North Korea continues to see Bitcoin theft as an attractive way to redress financial shortfalls sanctions are imposing. Both Bitcoin and competitor Ethereum crashed hard at the beginning of this week as increasingly stringent regulation, particularly in Russia and China, spook speculators.
The US CIA has concluded that Ukraine was right: NotPetya attacks on the former Soviet Republic indeed were the work of Russian intelligence services. The US Senate believes it's seeing signs of Russian influence operations directed against mid-term Congressional elections: there are reports of phishing expeditions against political targets. Canadian authorities are also bracing for an expected wave of election influence operations.
There may also be an approaching consensus that two mysteries are converging: sources close to the US Intelligence Community are saying it looks as if the Shadow Brokers obtained the material they leaked via scans conducted by Kaspersky security software. (Kaspersky Lab has consistently denied any involvement in espionage or improper collusion with Russian intelligence services.)
Researchers at ICEBERG have identified a large number of malicious Chrome extensions.

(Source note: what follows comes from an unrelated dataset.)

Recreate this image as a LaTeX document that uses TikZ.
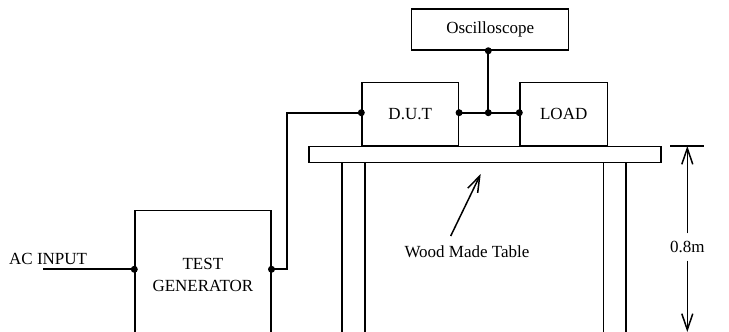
\documentclass[tikz,border=0pt]{standalone}
\usepackage{fontspec}
\setmainfont{Liberation Serif}
\usetikzlibrary{arrows.meta}
\begin{document}
\begin{tikzpicture}[x=1pt,y=-1pt,
  lbl/.style={font=\fontsize{17}{22}\selectfont},
  box/.style={draw,line width=1.5pt,inner sep=0pt,lbl},
  wire/.style={line width=1.8pt},
  leg/.style={line width=1.6pt},
  dot/.style={circle,fill,inner sep=0pt,minimum size=7pt},
  arr/.style={line width=1.5pt,-{Straight Barb[length=16pt,width=11pt,line width=1.5pt]}}]
\useasboundingbox (0,0) rectangle (729,332);
\clip (0,0) rectangle (729,332);
% boxes
\node[box,minimum width=157pt,minimum height=41pt] (osc) at (490.2,29.5) {Oscilloscope};
\node[box,minimum width=96.3pt,minimum height=63.3pt] (dut) at (410.2,114.35) {D.U.T};
\node[box,minimum width=87.3pt,minimum height=63.3pt] (load) at (563.7,114.35) {LOAD};
\node[box,minimum width=352pt,minimum height=16pt] (table) at (485,154.7) {};
\node[box,minimum width=135.7pt,minimum height=130pt,align=center] (tg) at (202.9,275.3) {TEST\\GENERATOR};
% table legs
\draw[leg] (341.7,162.7) -- (341.7,335);
\draw[leg] (365,162.7) -- (365,335);
\draw[leg] (603.3,162.7) -- (603.3,335);
\draw[leg] (626,162.7) -- (626,335);
% wiring
\coordinate (j) at (488.3,112.7);
\node[dot] (oscdot) at (j |- osc.south) {};
\node[dot] (jdot) at (j) {};
\node[dot] (dutout) at (dut.east |- j) {};
\node[dot] (loadin) at (load.west |- j) {};
\node[dot] (dutin) at (dut.west |- j) {};
\node[dot] (tgin) at (tg.west |- 0,269.3) {};
\node[dot] (tgout) at (tg.east |- 0,269.3) {};
\draw[wire] (oscdot.center) -- (jdot.center);
\draw[wire] (dutout.center) -- (loadin.center);
\coordinate (bend1) at (287.3,269.3);
\coordinate (bend2) at (287.3,112.7);
\draw[wire] (tgout.center) -- (bend1) -- (bend2) -- (dutin.center);
\node[lbl,anchor=west,inner sep=0pt] (ac) at (9,259) {AC INPUT};
\coordinate (acend) at (43,269.3);
\draw[wire] (acend) -- (tgin.center);
% wood label
\node[lbl] (wood) at (467,252) {Wood Made Table};
\coordinate (woodtail) at (450.7,236);
\coordinate (woodtip) at (480.7,174);
\draw[arr] (woodtail) -- (woodtip);
% dimension
\coordinate (tickl) at (670,146);
\coordinate (tickr) at (704,146);
\draw[leg] (tickl) -- (tickr);
\node[lbl,inner sep=0pt,minimum height=27pt] (dim) at (687.3,247) {0.8m};
\coordinate (dimtop) at (687.3,146);
\coordinate (dimbot) at (687.3,332);
\draw[arr] (dim.north) -- (dimtop);
\draw[arr] (dim.south) -- (dimbot);
\end{tikzpicture}
\end{document}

A Mirai variant, "Mirai Okiru," is active in the wild. The DDoS botnet is said to be capable of targeting widely used ARC-based Internet-of-Things devices. Its signatures diverge significantly from earlier Mirai strains, which will impede detection and blocking.
The response to Meltdown and Spectre proceeds, with performance penalties that, while smaller than initially feared, remain real concerns. Enterprises receive divided counsel on whether to apply patches or adopt other approaches to defense. Mobile devices seem particularly affected.